= Housewives of Japan =

2012 book by Ofra Goldstein-Gidoni

Housewives of Japan: An Ethnography of Real Lives and Consumerized Domesticity is a 2012 book by Ofra Goldstein-Gidoni, published by Palgrave Macmillan.

The book covers the 2000s. The research subject is a group of women, who primarily work to care for their households, in one residential complex in Osaka. The book explores the concept behind the term "professional housewife" (専業主婦 sengyō shufu).

==Background==
A friend of the author, Mariko Ishikawa, had e-mailed her on whether a housewife would be better off being regarded as a "professional" in that field or not. This prompted the development of the book. Ishikawa became the co-designer of the academic study. Communication was done by e-mail, and fifty women were interviewed.

==Contents==
There are three portions in the book. Part I has chapters 1-2. Part II has chapters 3-5 has the information about the ethnography. Part III has chapters 6-7 and explains the evolution on what housewives do in Japanese society.

The first chapter explains how the author conducted research. The second chapter discusses the "housewife debate" (主婦論争 shufu ronsō) and "housewifeization" (主婦か shufu-ka).

The third chapter has testimonies from the various housewives on what they do in their households, while the fourth chapter has their testimonies about their relationships with their spouses, who are salarymen. The fifth chapter discusses how the women conduct their lives.

The sixth chapter discusses media portrayals and the seventh chapter describes how the author feels that society is becoming paleoconservative.
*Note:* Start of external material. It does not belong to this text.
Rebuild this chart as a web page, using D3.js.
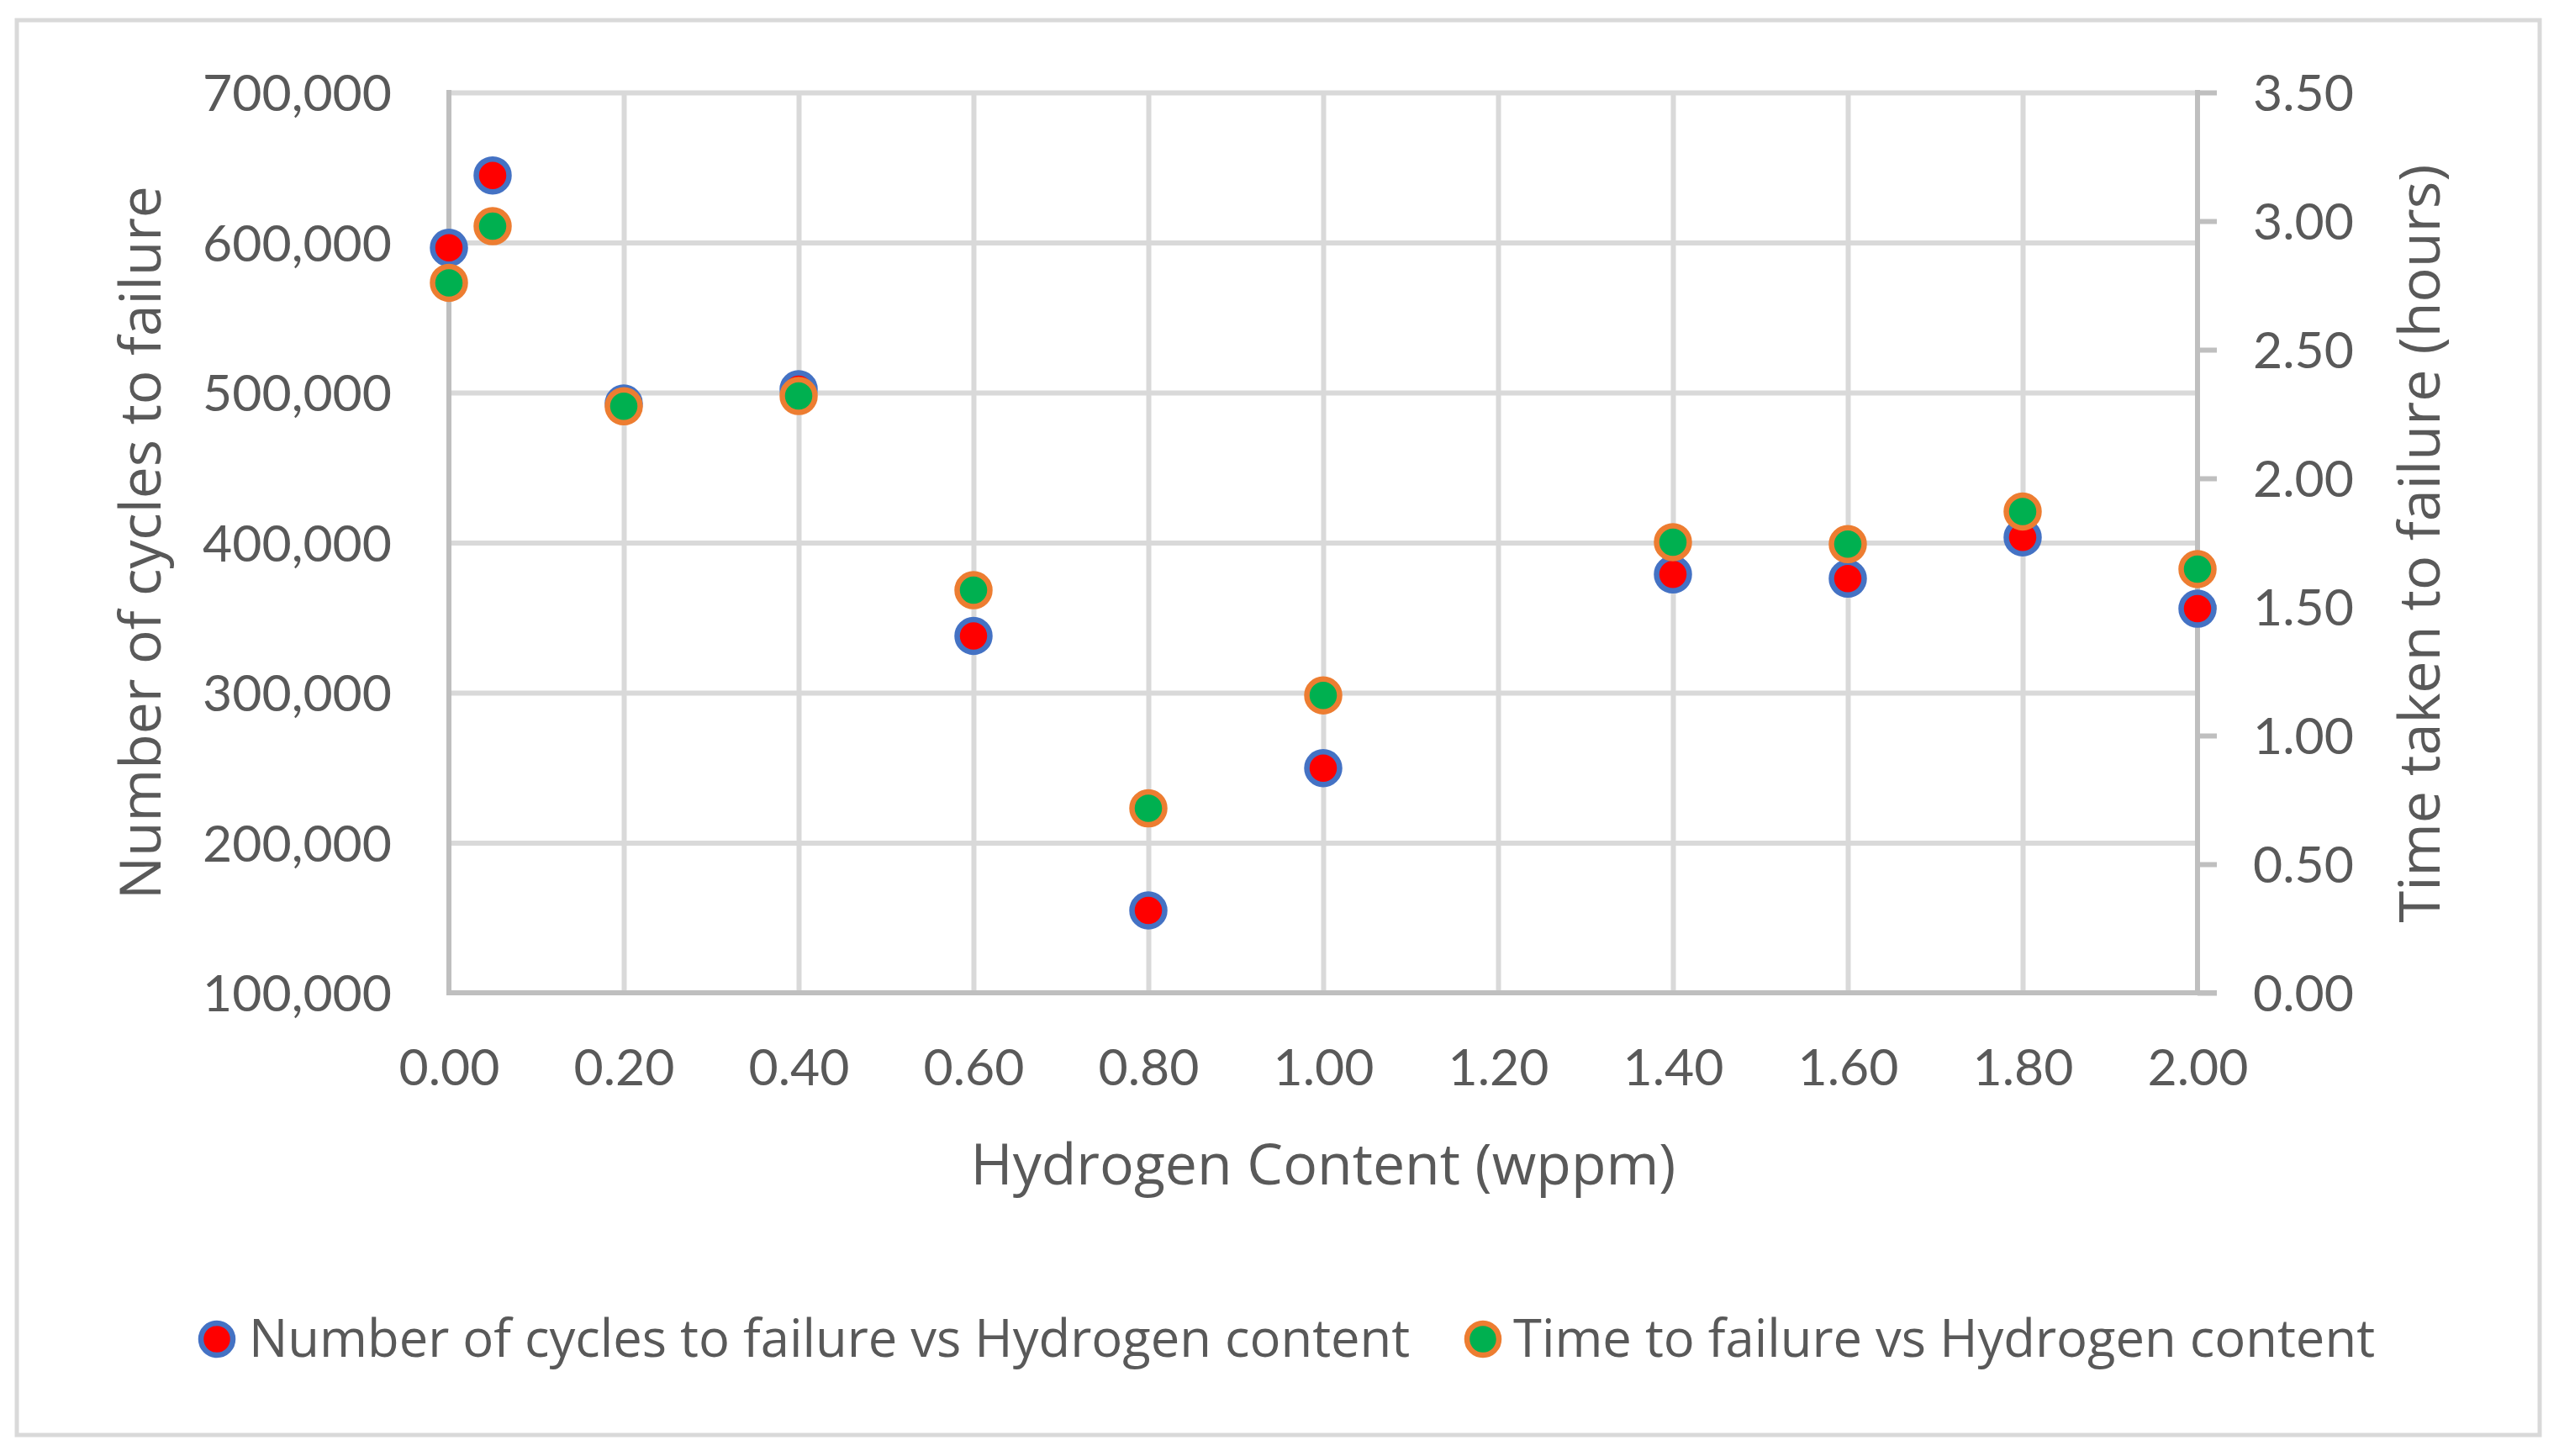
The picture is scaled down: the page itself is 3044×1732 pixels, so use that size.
<!DOCTYPE html>
<html>
<head>
<meta charset="utf-8">
<script src="https://cdn.jsdelivr.net/npm/d3@7"></script>
<style>
  html, body { margin: 0; padding: 0; background: #ffffff; }
  svg { display: block; }
</style>
</head>
<body>
<svg id="chart" width="3044" height="1732"></svg>
<script>
// ---------------- data ----------------
const hydrogen = [0.00, 0.05, 0.20, 0.40, 0.60, 0.80, 1.00, 1.40, 1.60, 1.80, 2.00];
const cycles   = [596500, 644700, 492700, 502200, 337800, 154900, 249700, 378800, 376000, 403500, 356000];
const hours    = [2.76, 2.98, 2.28, 2.32, 1.565, 0.717, 1.156, 1.752, 1.744, 1.871, 1.647];

const xTicks      = [0, 0.2, 0.4, 0.6, 0.8, 1.0, 1.2, 1.4, 1.6, 1.8, 2.0];
const yLeftTicks  = [100000, 200000, 300000, 400000, 500000, 600000, 700000];
const yRightTicks = [0, 0.5, 1.0, 1.5, 2.0, 2.5, 3.0, 3.5];

const xTitle = "Hydrogen Content (wppm)";
const yLeftTitle = "Number of cycles to failure";
const yRightTitle = "Time taken to failure (hours)";
const seriesNames = ["Number of cycles to failure vs Hydrogen content", "Time to failure vs Hydrogen content"];

// ---------------- layout ----------------
const svg = d3.select("#chart");
const L = 534, R = 2614, T = 110, B = 1181;
const gridColor = "#d9d9d9", axisColor = "#bfbfbf", textColor = "#595959";
const tickFont = "Lato, Carlito, Calibri, sans-serif";
const titleFont = "'Open Sans', 'Noto Sans', 'Segoe UI', sans-serif";

const x = d3.scaleLinear().domain([0, 2]).range([L, R]);
const yL = d3.scaleLinear().domain([100000, 700000]).range([B, T]);
const yR = d3.scaleLinear().domain([0, 3.5]).range([B, T]);

// outer border
svg.append("rect").attr("x", 20).attr("y", 24).attr("width", 3001).attr("height", 1683)
  .attr("fill", "#ffffff").attr("stroke", gridColor).attr("stroke-width", 5);

function fitSize(text, family, target, base) {
  const t = svg.append("text").attr("font-family", family).attr("font-size", base).text(text);
  const w = t.node().getComputedTextLength();
  t.remove();
  return base * target / w;
}
const tickSize = fitSize("700,000", tickFont, 225, 60);

// gridlines
const gy = svg.append("g").attr("transform", `translate(${L},0)`)
  .call(d3.axisLeft(yL).tickValues(yLeftTicks.filter(v => v > 100000)).tickSize(-(R - L)).tickFormat(""));
gy.select(".domain").remove();
gy.selectAll("line").attr("stroke", gridColor).attr("stroke-width", 6);

const gx = svg.append("g").attr("transform", `translate(0,${B})`)
  .call(d3.axisBottom(x).tickValues(xTicks.filter(v => v > 0 && v < 2)).tickSize(-(B - T)).tickFormat(""));
gx.select(".domain").remove();
gx.selectAll("line").attr("stroke", gridColor).attr("stroke-width", 6);

// axis lines
svg.append("line").attr("x1", L).attr("x2", L).attr("y1", T - 3).attr("y2", B + 3)
  .attr("stroke", axisColor).attr("stroke-width", 6);
svg.append("line").attr("x1", L - 3).attr("x2", R + 23).attr("y1", B).attr("y2", B)
  .attr("stroke", axisColor).attr("stroke-width", 6);
svg.append("line").attr("x1", R).attr("x2", R).attr("y1", T - 3).attr("y2", B + 3)
  .attr("stroke", axisColor).attr("stroke-width", 6);

// left axis labels
const aL = svg.append("g").attr("transform", `translate(${L},0)`)
  .call(d3.axisLeft(yL).tickValues(yLeftTicks).tickSize(0).tickPadding(68).tickFormat(d3.format(",")));
aL.select(".domain").remove();
aL.selectAll("text").attr("font-family", tickFont).attr("font-size", tickSize)
  .attr("fill", textColor).attr("dy", "0.36em");

// right axis with outward ticks
const aR = svg.append("g").attr("transform", `translate(${R},0)`)
  .call(d3.axisRight(yR).tickValues(yRightTicks).tickSize(23).tickPadding(43).tickFormat(d3.format(".2f")));
aR.select(".domain").remove();
aR.selectAll("line").attr("stroke", axisColor).attr("stroke-width", 6);
aR.selectAll("text").attr("font-family", tickFont).attr("font-size", tickSize)
  .attr("fill", textColor).attr("dy", "0.36em");

// bottom axis labels
const aB = svg.append("g").attr("transform", `translate(0,${B})`)
  .call(d3.axisBottom(x).tickValues(xTicks).tickSize(0).tickFormat(d3.format(".2f")));
aB.select(".domain").remove();
aB.selectAll("text").attr("font-family", tickFont).attr("font-size", tickSize)
  .attr("fill", textColor).attr("y", 110).attr("dy", 0);

// titles
const xTitleSize = fitSize(xTitle, titleFont, 839, 60);
svg.append("text").attr("x", (L + R) / 2).attr("y", 1409).attr("text-anchor", "middle")
  .attr("font-family", titleFont).attr("font-size", xTitleSize).attr("fill", textColor).text(xTitle);

const yLSize = fitSize(yLeftTitle, titleFont, 849, 60);
svg.append("text").attr("transform", `translate(191,${(T + B) / 2}) rotate(-90)`)
  .attr("text-anchor", "middle").attr("font-family", titleFont).attr("font-size", yLSize)
  .attr("fill", textColor).text(yLeftTitle);

const yRSize = fitSize(yRightTitle, titleFont, 902, 60);
svg.append("text").attr("transform", `translate(2902,${(T + B) / 2 + 1}) rotate(-90)`)
  .attr("text-anchor", "middle").attr("font-family", titleFont).attr("font-size", yRSize)
  .attr("fill", textColor).text(yRightTitle);

// markers
const pts1 = hydrogen.map((h, i) => ({ h, v: cycles[i] }));
const pts2 = hydrogen.map((h, i) => ({ h, v: hours[i] }));
const r = 19.5, sw = 6.5;

svg.append("g").selectAll("circle").data(pts1).join("circle")
  .attr("cx", d => x(d.h)).attr("cy", d => yL(d.v)).attr("r", r)
  .attr("fill", "#ff0000").attr("stroke", "#4472c4").attr("stroke-width", sw);
svg.append("g").selectAll("circle").data(pts2).join("circle")
  .attr("cx", d => x(d.h)).attr("cy", d => yR(d.v)).attr("r", r)
  .attr("fill", "#00b050").attr("stroke", "#ed7d31").attr("stroke-width", sw);

// legend
const legSize1 = fitSize(seriesNames[0], titleFont, 1379, 60);
const legSize2 = fitSize(seriesNames[1], titleFont, 1027, 60);
const legSize = (legSize1 + legSize2) / 2;
const legend = [
  { name: seriesNames[0], fill: "#ff0000", stroke: "#4472c4", cx: 258, tx: 296 },
  { name: seriesNames[1], fill: "#00b050", stroke: "#ed7d31", cx: 1764, tx: 1800 }
];
const lg = svg.append("g").selectAll("g").data(legend).join("g");
lg.append("circle").attr("cx", d => d.cx).attr("cy", 1593).attr("r", 19)
  .attr("fill", d => d.fill).attr("stroke", d => d.stroke).attr("stroke-width", 6.5);
lg.append("text").attr("x", d => d.tx).attr("y", 1614).attr("font-family", titleFont)
  .attr("font-size", legSize).attr("fill", textColor).text(d => d.name);
</script>
</body>
</html>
There is an afterword after chapter 7 which is an epilogue for the people who gave testimonies.

==Reception==
Allison Alexy of the University of Virginia, described it as a "fascinating" work, and she had a positive reception on how the book covered divergent, conflicting opinions held by the housewives.

Konrad Kalicki of the University of British Columbia wrote that the work "is worth reading", citing the " rich empirical content" as the main factor; Kalicki argued that there are some flaws in the research methodology.

Susanne Klien of Hokkaido University described the book as "compelling".